Just take your mind back to the governors of all the states since 1999 till date. All played the Tinubu card, installed their lackeys and went ahead to attempt to lord it over them and the state. Of them all, only Bola Tinubu of Lagos, and James Ibori of Delta state succeeded in this quest. The rest, who successfully installed their successors, have lived to drink the bitter venom of the new gods in power. Take the three current cases, Godswill Akpabio and Udom Emmanuel, (Akwa Ibom), Rabiu Kwankwaso and Ganduje of Kano state and Adams Oshiomhole and Godwin Obaseki (Edo) as stark examples.
That has informed why almost all past governors now struggle to secure a seat and find relevance in the senate.
True, the politicians in the South-South or Niger Delta, as they are also called, do not have a franchise on the vices listed above. The ones in the South East are equally as bad, if not worse, despite having the umbrella Igbo social-cultural group, Ohaneze Ndigbo which aggregates their ethnic group. But unlike the politicians of the Niger Delta, they have the same ethnic identity, the gruesome civil war experience and other pluses completely missing among their peers in the Niger Delta, to fall back on when critical situations arise. Even their colleagues in the Middle Belt region have the Middlebelt Forum and Arewa Consultative Forum to conveniently run to as unifying factors. The Yorubas and the Core Northerners are at a different level altogether. They are the two most organised and most strategic of all the regional blocks in Nigeria.

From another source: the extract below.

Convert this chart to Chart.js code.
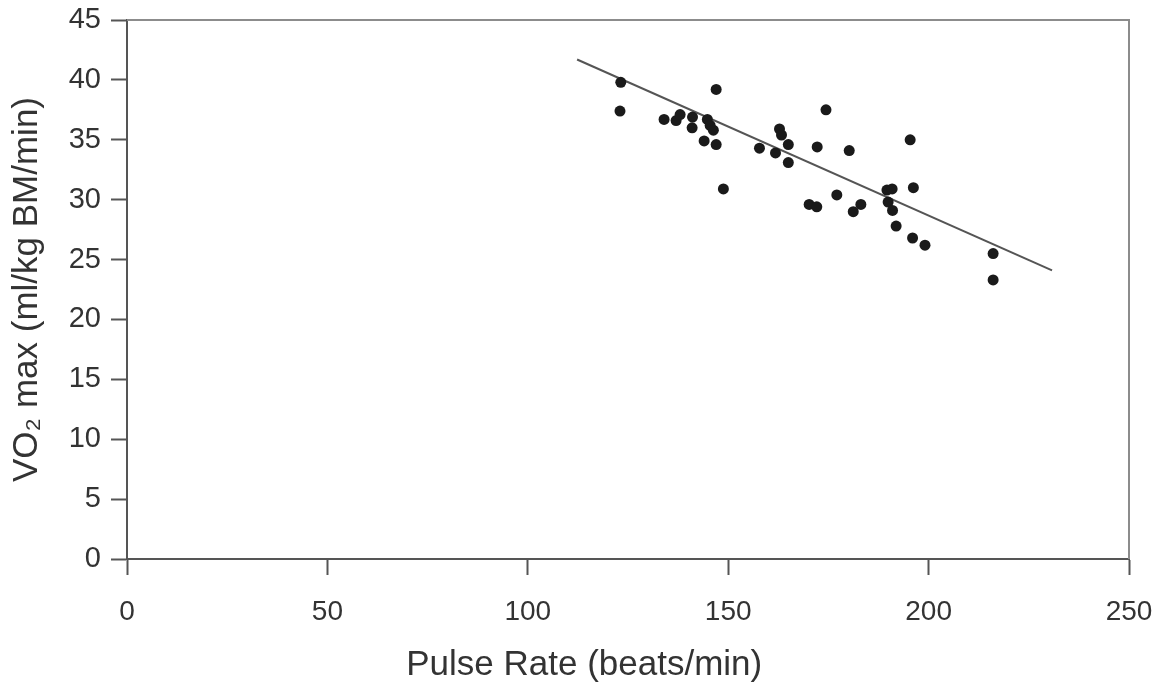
<!DOCTYPE html>
<html>
<head>
<meta charset="utf-8">
<script src="https://cdn.jsdelivr.net/npm/chart.js@4.4.1/dist/chart.umd.min.js"></script>
<style>
  html, body { margin: 0; padding: 0; background: #fff; }
</style>
</head>
<body>
<canvas id="vo2Chart" width="1159" height="692"></canvas>
<script>
// Valeurs
const pulseRate = [123.2, 123.0, 134.0, 137.0, 138.0, 141.1, 141.0, 144.8, 145.5, 146.3,
  144.0, 147.0, 147.0, 148.8, 157.8, 161.8, 162.8, 163.3, 165.0, 165.0,
  172.2, 174.4, 180.2, 177.1, 170.2, 172.1, 181.2, 183.1, 189.6, 190.9,
  189.9, 191.0, 191.9, 195.4, 196.2, 196.0, 199.1, 216.1, 216.1];
const vo2Max = [39.8, 37.4, 36.7, 36.6, 37.1, 36.9, 36.0, 36.7, 36.2, 35.8,
  34.9, 34.6, 39.2, 30.9, 34.3, 33.9, 35.9, 35.4, 34.6, 33.1,
  34.4, 37.5, 34.1, 30.4, 29.6, 29.4, 29.0, 29.6, 30.8, 30.9,
  29.8, 29.1, 27.8, 35.0, 31.0, 26.8, 26.2, 25.5, 23.3];

// Droite de régression
const trendPulse = [112.3, 230.8];
const trendVo2 = [41.7, 24.1];

// titre x un peu décalé vers la gauche comme sur l'original
const xTitle = 'Pulse Rate (beats/min)' + '\u00a0'.repeat(9);
const yTitle = 'VO\u2082 max (ml/kg BM/min)';

const font = "'Liberation Sans', Arial, sans-serif";
const textColor = '#333';

// cadre haut / droite
const framePlugin = {
  id: 'frame',
  beforeDatasetsDraw(chart) {
    const { ctx, chartArea: a } = chart;
    ctx.save();
    ctx.strokeStyle = '#8c8c8c';
    ctx.lineWidth = 2;
    ctx.beginPath();
    ctx.moveTo(a.left, a.top);
    ctx.lineTo(a.right, a.top);
    ctx.lineTo(a.right, a.bottom);
    ctx.stroke();
    ctx.restore();
  },
};

new Chart(document.getElementById('vo2Chart').getContext('2d'), {
  type: 'scatter',
  data: {
    datasets: [
      {
        label: 'VO2 max',
        data: pulseRate.map((x, i) => ({ x, y: vo2Max[i] })),
        backgroundColor: '#1a1a1a',
        borderWidth: 0,
        pointRadius: 5.5,
      },
      {
        type: 'line',
        label: 'Tendance',
        data: trendPulse.map((x, i) => ({ x, y: trendVo2[i] })),
        borderColor: '#555',
        borderWidth: 2,
        pointRadius: 0,
        fill: false,
      },
    ],
  },
  options: {
    responsive: false,
    animation: false,
    layout: { padding: { left: 0, right: 30, top: 20, bottom: 0 } },
    plugins: {
      legend: { display: false },
      tooltip: { enabled: false },
    },
    scales: {
      x: {
        type: 'linear',
        min: 0,
        max: 250,
        afterFit: (scale) => {
          scale.height = 133;
          scale.paddingLeft = 0;
          scale.paddingRight = 0;
        },
        ticks: {
          stepSize: 50,
          color: textColor,
          padding: 20,
          maxRotation: 0,
          font: { family: font, size: 28 },
        },
        grid: {
          drawOnChartArea: false,
          drawTicks: true,
          tickLength: 16,
          tickColor: '#555',
          tickWidth: 2,
        },
        border: { display: true, color: '#555', width: 2 },
        title: {
          display: true,
          text: xTitle,
          color: textColor,
          padding: { top: 0, bottom: 6 },
          font: { family: font, size: 35 },
        },
      },
      y: {
        min: 0,
        max: 45,
        afterFit: (scale) => {
          scale.width = 127;
          scale.paddingTop = 0;
          scale.paddingBottom = 0;
        },
        ticks: {
          stepSize: 5,
          color: textColor,
          padding: 10,
          font: { family: font, size: 29 },
        },
        grid: {
          drawOnChartArea: false,
          drawTicks: true,
          tickLength: 16,
          tickColor: '#555',
          tickWidth: 2,
        },
        border: { display: true, color: '#555', width: 2 },
        title: {
          display: true,
          text: yTitle,
          color: textColor,
          padding: { top: 6, bottom: 0 },
          font: { family: font, size: 35 },
        },
      },
    },
  },
  plugins: [framePlugin],
});
</script>
</body>
</html>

Within states that make up the South-South, there are no shared ethnic bonds, no shared leadership culture, no known leadership recruitment and training and mentoring. It is an all comers field. There are no unifying strong traditional institutions that bind them. Rather a plethora of traditional institutions litter the landscape. Of course, there is the Oba of Benin, The Otaru of Auchi, The Orodje of Okpe, The Olu of Warri, The Asagba of Asaba, in the Midwest region. We all saw what our main man, the bulldozer governor of Rivers State, Nyesom Wike, did to the collegiate group of traditional rulers in his state recently. Any governor can do same in Bayelsa, Delta, Akwa Ibom, Cross River; and get away with it.
Unlike most other regions in Nigeria, the South South is bedevilled by an agonising lack of leaders. Chief E.K Clark tried using his connection to the former President Goodluck Jonathan to mobilise the region under his leadership, while Anenih did the same under the Olusegun Obasanjo government. Today, you can hardly find one or two persons who can mobilise their states, not to talk of region, under their leadership. The South South is an open field filled with willing prostitutes who sell themselves, their states and region for selfish pittance. This is where the crab mentality comes into full play. They all end up at the minority junction.